Miss Sloane, a political drama by director John Madden (Shakespeare in Love), feels very much influenced by political thriller House of Cards from its setting to the lead role: a ruthless, politically driven main character who could do anything to accomplish her goal. Whether Kevin Spacey’s Netflix series focuses its efforts of the depiction of the political side of Washington DC, Jessica Chastain’s steady performance tries to shed some more light on the other side of the game, which is played by lobbyists.

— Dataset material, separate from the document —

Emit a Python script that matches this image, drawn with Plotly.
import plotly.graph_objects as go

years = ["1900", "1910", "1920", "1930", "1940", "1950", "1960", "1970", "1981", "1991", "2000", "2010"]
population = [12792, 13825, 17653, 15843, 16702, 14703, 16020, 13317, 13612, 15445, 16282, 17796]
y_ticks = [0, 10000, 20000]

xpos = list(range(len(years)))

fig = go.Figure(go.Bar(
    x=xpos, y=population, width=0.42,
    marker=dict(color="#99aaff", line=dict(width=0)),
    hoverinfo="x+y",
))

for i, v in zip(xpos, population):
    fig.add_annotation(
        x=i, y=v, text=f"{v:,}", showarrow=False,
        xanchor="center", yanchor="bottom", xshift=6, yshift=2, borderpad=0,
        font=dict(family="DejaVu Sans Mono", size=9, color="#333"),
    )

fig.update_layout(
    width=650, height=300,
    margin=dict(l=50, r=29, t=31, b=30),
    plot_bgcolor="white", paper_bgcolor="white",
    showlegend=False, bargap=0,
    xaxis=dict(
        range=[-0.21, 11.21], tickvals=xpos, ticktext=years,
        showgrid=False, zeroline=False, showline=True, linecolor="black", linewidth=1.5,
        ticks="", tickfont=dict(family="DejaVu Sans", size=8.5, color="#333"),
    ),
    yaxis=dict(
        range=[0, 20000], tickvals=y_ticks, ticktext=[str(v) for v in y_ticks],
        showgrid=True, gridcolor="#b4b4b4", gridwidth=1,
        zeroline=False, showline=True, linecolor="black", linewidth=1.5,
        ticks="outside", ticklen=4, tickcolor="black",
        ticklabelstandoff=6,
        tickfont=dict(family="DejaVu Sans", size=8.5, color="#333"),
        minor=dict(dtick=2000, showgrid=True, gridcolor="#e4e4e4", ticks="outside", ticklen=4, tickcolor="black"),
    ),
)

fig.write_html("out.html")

Madden’s mastery with the camera is as well a reflection of the cold-tone atmosphere that David Fincher has recently given to its creatures (see again House of Cards and Gone Girl for references), as he opens the narration with a close-up framing of Sloane’s gaze, red-haired, very pallid skin and bold cremini lipstick, seeping through the camera, metaphorically directed to the audience. “Lobbying is about foresight,” she says. “Anticipating your opponent’s moves and devising countermeasures.” She opens with this line, setting the mood and feel for what is next to come. With this intro, first-time screenwriter Jonathan Perera presents the main character as bold, a fighter and committed to winning.
In what we later understand is a flashforward, Sloane is defending herself in a Senate subcommittee hearing. She is being questioned about her ethical behavior in a matter we can’t fully understand so early in the movie, as the plot will catch up later on. The scene ends after numerous attempts at having answers from Sloane, repeatedly rejected as she invokes the Fifth Amendment.
As the movie starts catching up, we flashback to months before the interrogation and we get to know a seemingly very unbroken character who built her reputation based on ruthlessness that made her being one of the most powerful players in the back scenes of the more large Washington game.
Sloane is employed as a lobbyist at the Cole, Kravitz & Waterman consulting firm when she is approached by powerful men who ask her help to coordinate a campaign to make gun ownership more appealing to women. As she sees this opportunity to make some good in the world, she just switches side and joins a scrappy boutique firm on the opposite side of the battlefield.
Chastain plays a character who, we found out as the narration continues, is more broken inside that she lets the outside world know. She appears to have some serious sleep issues, as she little relies on resting, making use of pills that make her stay awake continuously.
Outside of work, she seems to have rejected any chance of having a personal life. Her relationship with sex is based on a sentiment-free basis, as her need for intimacy are only satisfied by male escorts with whom she obligatorily prevents any emotional interest from even beginning. One of them, Forde (Jake Lacy) eventually becomes regular and he is later involved in one of the future hearings.
What makes Miss Sloane compelling is its very witty editing, accompanied by the rich photography and the directing choices. All in all, however, this doesn’t seem to be enough for this film to shine.
There is a mixture of great acting from Chastain herself, as well as Sam Waterston and Mark Strong, who play her two separate bosses George Dupont and Rodolfo Schmidt, and John Lithgow as her main political opponent, Ron M. Sperling.
Nonetheless, even with all these fine performances, an outrageous 132-minute runtime, a questionable ending, and some poor writing choices are definitely not enough to make this movie shine in an overcrowded field of political dramas; especially if the one you are trying to copy/defeat is House of Cards.